PROVIDED DATA →

****************

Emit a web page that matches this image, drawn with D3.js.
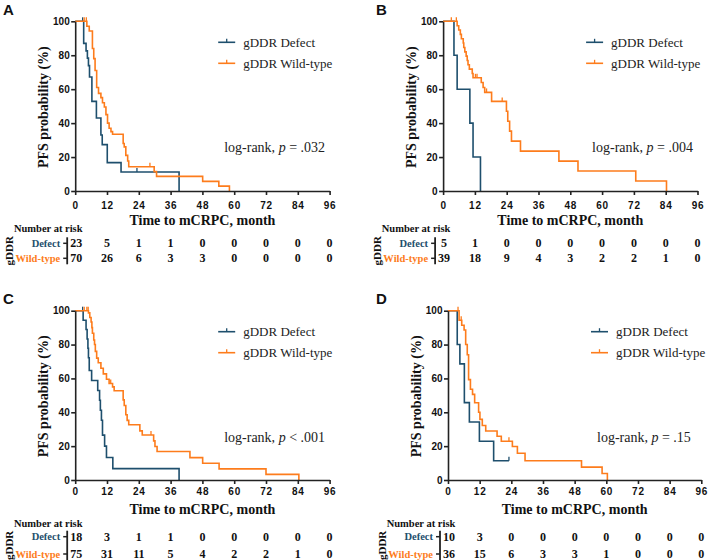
<!DOCTYPE html>
<html><head><meta charset="utf-8">
<script src="https://cdn.jsdelivr.net/npm/d3@7/dist/d3.min.js"></script>
<style>body{margin:0;background:#fff}</style>
</head><body><svg id="c" width="709" height="560"></svg>
<script>
// ---------- data ----------
const timeTicks = [0, 12, 24, 36, 48, 60, 72, 84, 96];
const probTicks = [0, 20, 40, 60, 80, 100];
const seriesNames = ["gDDR Defect", "gDDR Wild-type"];
const rowLabels = ["Defect", "Wild-type"];
const panelLetters = ["A", "B", "C", "D"];
const pTexts = ["= .032", "= .004", "< .001", "= .15"];

// Panel A
const A_defect_t = [3.2, 4.1, 4.6, 5.0, 5.4, 6.3, 8.0, 9.7, 10.2, 12.1, 17.3, 39.2];
const A_defect_s = [87.0, 82.6, 78.3, 73.9, 67.2, 52.8, 43.0, 33.0, 27.3, 16.7, 11.2, 0];
const A_defect_c = [2.8, 23.3];
const A_wild_t = [4.4, 5.3, 6.5, 7.0, 7.5, 8.1, 8.8, 9.7, 10.3, 11.0, 11.6, 12.2, 12.8, 13.5, 14.1, 18.1, 18.5, 19.1, 19.8, 20.2, 29.8, 30.7, 48.1, 54.2, 58.2];
const A_wild_s = [97.1, 94.3, 84.0, 78.0, 71.0, 61.0, 57.5, 55.0, 52.0, 49.5, 45.0, 40.0, 37.0, 35.0, 33.4, 28.0, 26.0, 21.0, 17.7, 14.3, 11.4, 8.6, 5.7, 2.9, 0];
const A_wild_c = [3.4, 4.2, 28.2];
const A_risk_defect = [23, 5, 1, 1, 0, 0, 0, 0, 0];
const A_risk_wild = [70, 26, 6, 3, 3, 0, 0, 0, 0];

// Panel B
const B_defect_t = [4.1, 5.3, 10.1, 11.3, 14.1];
const B_defect_s = [80, 60, 40, 20, 0];
const B_defect_c = [];
const B_wild_t = [5.3, 5.9, 6.5, 6.9, 7.6, 7.8, 8.2, 8.7, 9.1, 9.4, 9.9, 11.0, 11.3, 14.4, 15.1, 15.7, 18.3, 23.9, 24.4, 25.1, 25.8, 29.2, 43.7, 50.9, 72.7, 84.3];
const B_wild_s = [97.4, 94.9, 92.3, 89.7, 87.2, 84.6, 82.0, 79.5, 76.9, 74.4, 71.8, 69.2, 66.7, 63.9, 61.0, 58.1, 52.8, 47.0, 41.1, 35.3, 29.4, 23.5, 17.6, 11.8, 5.9, 0];
const B_wild_c = [3.1, 5.0, 12.2, 12.8, 16.4, 22.3];
const B_risk_defect = [5, 1, 0, 0, 0, 0, 0, 0, 0];
const B_risk_wild = [39, 18, 9, 4, 3, 2, 2, 1, 0];

// Panel C
const C_defect_t = [3.0, 4.1, 4.5, 4.8, 5.0, 5.3, 6.2, 8.5, 9.2, 9.5, 9.9, 10.3, 11.1, 11.8, 14.2, 39.2];
const C_defect_s = [94.4, 88.9, 83.3, 77.8, 72.2, 64.7, 58.8, 52.9, 47.1, 41.2, 35.3, 26.5, 20.0, 13.3, 6.7, 0];
const C_defect_c = [2.8];
const C_wild_t = [5.0, 5.5, 6.0, 6.3, 6.5, 7.0, 7.3, 7.6, 8.1, 8.7, 9.7, 10.6, 11.8, 12.8, 14.1, 14.7, 18.1, 18.5, 19.1, 19.6, 20.2, 24.4, 25.3, 29.6, 30.1, 30.9, 43.3, 48.1, 54.3, 72.0, 84.4];
const C_wild_s = [98.7, 96.0, 93.3, 90.0, 86.7, 82.7, 80.0, 76.0, 72.0, 69.3, 66.0, 62.7, 59.5, 57.0, 55.0, 52.7, 47.3, 44.0, 38.5, 35.2, 32.6, 29.0, 26.6, 23.1, 19.8, 16.8, 13.2, 9.9, 6.6, 3.3, 0];
const C_wild_c = [3.4, 4.4, 4.9, 13.4, 28.6];
const C_risk_defect = [18, 3, 1, 1, 0, 0, 0, 0, 0];
const C_risk_wild = [75, 31, 11, 5, 4, 2, 2, 1, 0];

// Panel D
const D_defect_t = [3.5, 4.5, 6.2, 8.1, 11.9, 17.3];
const D_defect_s = [80.0, 68.6, 45.7, 34.3, 22.9, 11.4];
const D_defect_c = [23.1];
const D_wild_t = [4.2, 5.2, 6.1, 6.7, 7.3, 7.8, 8.5, 9.3, 10.1, 11.6, 12.1, 13.0, 14.3, 18.6, 20.2, 24.4, 26.3, 29.2, 50.6, 58.4, 60.4];
const D_wild_s = [94.4, 91.4, 88.6, 80.0, 74.0, 59.3, 53.6, 50.6, 45.6, 40.0, 35.8, 32.2, 28.9, 25.8, 22.9, 19.8, 15.8, 11.4, 7.6, 3.8, 0];
const D_wild_c = [3.8, 5.0, 23.1];
const D_risk_defect = [10, 3, 0, 0, 0, 0, 0, 0, 0];
const D_risk_wild = [36, 15, 6, 3, 3, 1, 0, 0, 0];

// ---------- styles / layout ----------
const COL = ["#1e4f6d", "#fd7c1c"];
const SERIF = "'Liberation Serif','Times New Roman',serif";
const SANS = "'Liberation Sans',Arial,sans-serif";
const AXC = "#222";

const panels = [
  {t:[A_defect_t, A_wild_t], s:[A_defect_s, A_wild_s], c:[A_defect_c, A_wild_c], r:[A_risk_defect, A_risk_wild],
   x0:75.2, x1:329.6, yTop:21.3, yBot:191, letY:15, tickLab:205, title:220, nar:228.3, rowD:243.3, rowW:258.3},
  {t:[B_defect_t, B_wild_t], s:[B_defect_s, B_wild_s], c:[B_defect_c, B_wild_c], r:[B_risk_defect, B_risk_wild],
   x0:443.1, x1:697.5, yTop:21.3, yBot:191, letY:15, tickLab:205, title:220, nar:228.3, rowD:243.3, rowW:258.3},
  {t:[C_defect_t, C_wild_t], s:[C_defect_s, C_wild_s], c:[C_defect_c, C_wild_c], r:[C_risk_defect, C_risk_wild],
   x0:75.2, x1:329.6, yTop:310.7, yBot:480, letY:304, tickLab:491.7, title:509.3, nar:523.3, rowD:536.7, rowW:554},
  {t:[D_defect_t, D_wild_t], s:[D_defect_s, D_wild_s], c:[D_defect_c, D_wild_c], r:[D_risk_defect, D_risk_wild],
   x0:448, x1:701.3, yTop:310.7, yBot:480, letY:304, tickLab:491.7, title:509.3, nar:523.3, rowD:536.7, rowW:554}
];

const svg = d3.select("#c");

function survAt(ts, ss, time) {
  let v = 100;
  for (let i = 0; i < ts.length; i++) { if (ts[i] <= time) v = ss[i]; }
  return v;
}

panels.forEach((P, pi) => {
  const g = svg.append("g");
  const x = d3.scaleLinear().domain([0, 96]).range([P.x0, P.x1]);
  const y = d3.scaleLinear().domain([0, 100]).range([P.yBot, P.yTop]);

  // panel letter
  g.append("text").attr("x", P.x0 > 300 ? 376 : 3).attr("y", P.letY)
    .attr("font-family", SANS).attr("font-weight", "bold").attr("font-size", 15)
    .attr("fill", "#111").text(panelLetters[pi]);

  // curves
  [0, 1].forEach(k => {
    const ts = P.t[k], ss = P.s[k];
    const pts = [[0, 100]];
    ts.forEach((t, i) => pts.push([t, ss[i]]));
    const last = ss[ss.length - 1];
    if (last > 0) {
      const cmax = d3.max(P.c[k]) || ts[ts.length - 1];
      pts.push([Math.max(cmax, ts[ts.length - 1]), last]);
    }
    const line = d3.line().x(d => x(d[0])).y(d => y(d[1])).curve(d3.curveStepAfter);
    g.append("path").attr("d", line(pts)).attr("fill", "none")
      .attr("stroke", COL[k]).attr("stroke-width", 1.6);
    P.c[k].forEach(ct => {
      const v = survAt(ts, ss, ct);
      g.append("line").attr("x1", x(ct)).attr("x2", x(ct))
        .attr("y1", y(v)).attr("y2", y(v) - 4)
        .attr("stroke", COL[k]).attr("stroke-width", 1.3);
    });
  });

  // axes
  const ax = g.append("g").attr("transform", `translate(0,${P.yBot})`)
    .call(d3.axisBottom(x).tickValues(timeTicks).tickSize(4).tickSizeOuter(0)
      .tickPadding(P.tickLab - 3.6 - P.yBot - 4));
  const ay = g.append("g").attr("transform", `translate(${P.x0},0)`)
    .call(d3.axisLeft(y).tickValues(probTicks).tickSize(4).tickSizeOuter(0).tickPadding(1.5));
  [ax, ay].forEach(a => {
    a.select(".domain").attr("stroke", AXC).attr("stroke-width", 1.6);
    a.selectAll(".tick line").attr("stroke", AXC).attr("stroke-width", 1.6);
    a.selectAll(".tick text").attr("font-family", SANS).attr("font-weight", "bold")
      .attr("font-size", 10).attr("fill", "#111");
  });
  ax.selectAll(".tick text").attr("letter-spacing", 0.8);

  // y label
  g.append("text")
    .attr("transform", `translate(${P.x0 - 32},${(P.yTop + P.yBot) / 2 + 1}) rotate(-90)`)
    .attr("text-anchor", "middle").attr("dominant-baseline", "central")
    .attr("font-family", SERIF).attr("font-weight", "bold").attr("font-size", 14)
    .attr("fill", "#111").text("PFS probability (%)");

  // x title
  g.append("text").attr("x", (P.x0 + P.x1) / 2).attr("y", P.title)
    .attr("text-anchor", "middle").attr("dominant-baseline", "central")
    .attr("font-family", SERIF).attr("font-weight", "bold").attr("font-size", 14)
    .attr("fill", "#111").text("Time to mCRPC, month");

  // legend
  [0, 1].forEach(k => {
    const ly = P.yTop + 21 + k * 21;
    g.append("line").attr("x1", P.x0 + 143).attr("x2", P.x0 + 160)
      .attr("y1", ly).attr("y2", ly).attr("stroke", COL[k]).attr("stroke-width", 1.6);
    g.append("line").attr("x1", P.x0 + 151.5).attr("x2", P.x0 + 151.5)
      .attr("y1", ly).attr("y2", ly - 3.5).attr("stroke", COL[k]).attr("stroke-width", 1.3);
    g.append("text").attr("x", P.x0 + 168).attr("y", ly)
      .attr("dominant-baseline", "central").attr("font-family", SERIF)
      .attr("font-size", 13).attr("fill", "#222").text(seriesNames[k]);
  });

  // log-rank
  const lr = g.append("text").attr("x", P.x0 + 149).attr("y", P.yTop + 126)
    .attr("dominant-baseline", "central").attr("font-family", SERIF)
    .attr("font-size", 14).attr("fill", "#222");
  lr.append("tspan").text("log-rank, ");
  lr.append("tspan").attr("font-style", "italic").text("p");
  lr.append("tspan").text(" " + pTexts[pi]);

  // risk table
  g.append("text").attr("x", P.x0 - 27).attr("y", P.nar)
    .attr("text-anchor", "middle").attr("dominant-baseline", "central")
    .attr("font-family", SERIF).attr("font-weight", "bold").attr("font-size", 10.5)
    .attr("fill", "#111").text("Number at risk");
  g.append("text")
    .attr("transform", `translate(${P.x0 - 66},${(P.rowD + P.rowW) / 2}) rotate(-90)`)
    .attr("text-anchor", "middle").attr("dominant-baseline", "central")
    .attr("font-family", SERIF).attr("font-weight", "bold").attr("font-size", 11)
    .attr("fill", "#111").text("gDDR");
  g.append("line").attr("x1", P.x0 - 8).attr("x2", P.x0 - 8)
    .attr("y1", P.rowD - 6).attr("y2", P.rowW + 6)
    .attr("stroke", AXC).attr("stroke-width", 1.8);
  [P.rowD, P.rowW].forEach((ry, k) => {
    g.append("line").attr("x1", P.x0 - 12).attr("x2", P.x0 - 8)
      .attr("y1", ry).attr("y2", ry).attr("stroke", AXC).attr("stroke-width", 1.5);
    g.append("text").attr("x", P.x0 - 15).attr("y", ry)
      .attr("text-anchor", "end").attr("dominant-baseline", "central")
      .attr("font-family", SERIF).attr("font-weight", "bold").attr("font-size", 10.5)
      .attr("fill", COL[k]).text(rowLabels[k]);
    P.r[k].forEach((n, i) => {
      g.append("text").attr("x", x(timeTicks[i]) + (i === 0 ? 1 : 0)).attr("y", ry)
        .attr("text-anchor", "middle").attr("dominant-baseline", "central")
        .attr("font-family", SERIF).attr("font-weight", "bold").attr("font-size", 12)
        .attr("fill", "#111").text(n);
    });
  });
});
</script></body></html>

****************

DO THIS →
Set the lines above down again, word for word, from the first through the one containing "3, 0, 0, 0, 0];"; pictures excluded.

RESPONSE TO THE EXERCISE →
Emit a web page that matches this image, drawn with D3.js.
<!DOCTYPE html>
<html><head><meta charset="utf-8">
<script src="https://cdn.jsdelivr.net/npm/d3@7/dist/d3.min.js"></script>
<style>body{margin:0;background:#fff}</style>
</head><body><svg id="c" width="709" height="560"></svg>
<script>
// ---------- data ----------
const timeTicks = [0, 12, 24, 36, 48, 60, 72, 84, 96];
const probTicks = [0, 20, 40, 60, 80, 100];
const seriesNames = ["gDDR Defect", "gDDR Wild-type"];
const rowLabels = ["Defect", "Wild-type"];
const panelLetters = ["A", "B", "C", "D"];
const pTexts = ["= .032", "= .004", "< .001", "= .15"];

// Panel A
const A_defect_t = [3.2, 4.1, 4.6, 5.0, 5.4, 6.3, 8.0, 9.7, 10.2, 12.1, 17.3, 39.2];
const A_defect_s = [87.0, 82.6, 78.3, 73.9, 67.2, 52.8, 43.0, 33.0, 27.3, 16.7, 11.2, 0];
const A_defect_c = [2.8, 23.3];
const A_wild_t = [4.4, 5.3, 6.5, 7.0, 7.5, 8.1, 8.8, 9.7, 10.3, 11.0, 11.6, 12.2, 12.8, 13.5, 14.1, 18.1, 18.5, 19.1, 19.8, 20.2, 29.8, 30.7, 48.1, 54.2, 58.2];
const A_wild_s = [97.1, 94.3, 84.0, 78.0, 71.0, 61.0, 57.5, 55.0, 52.0, 49.5, 45.0, 40.0, 37.0, 35.0, 33.4, 28.0, 26.0, 21.0, 17.7, 14.3, 11.4, 8.6, 5.7, 2.9, 0];
const A_wild_c = [3.4, 4.2, 28.2];
const A_risk_defect = [23, 5, 1, 1, 0, 0, 0, 0, 0];
const A_risk_wild = [70, 26, 6, 3, 3, 0, 0, 0, 0];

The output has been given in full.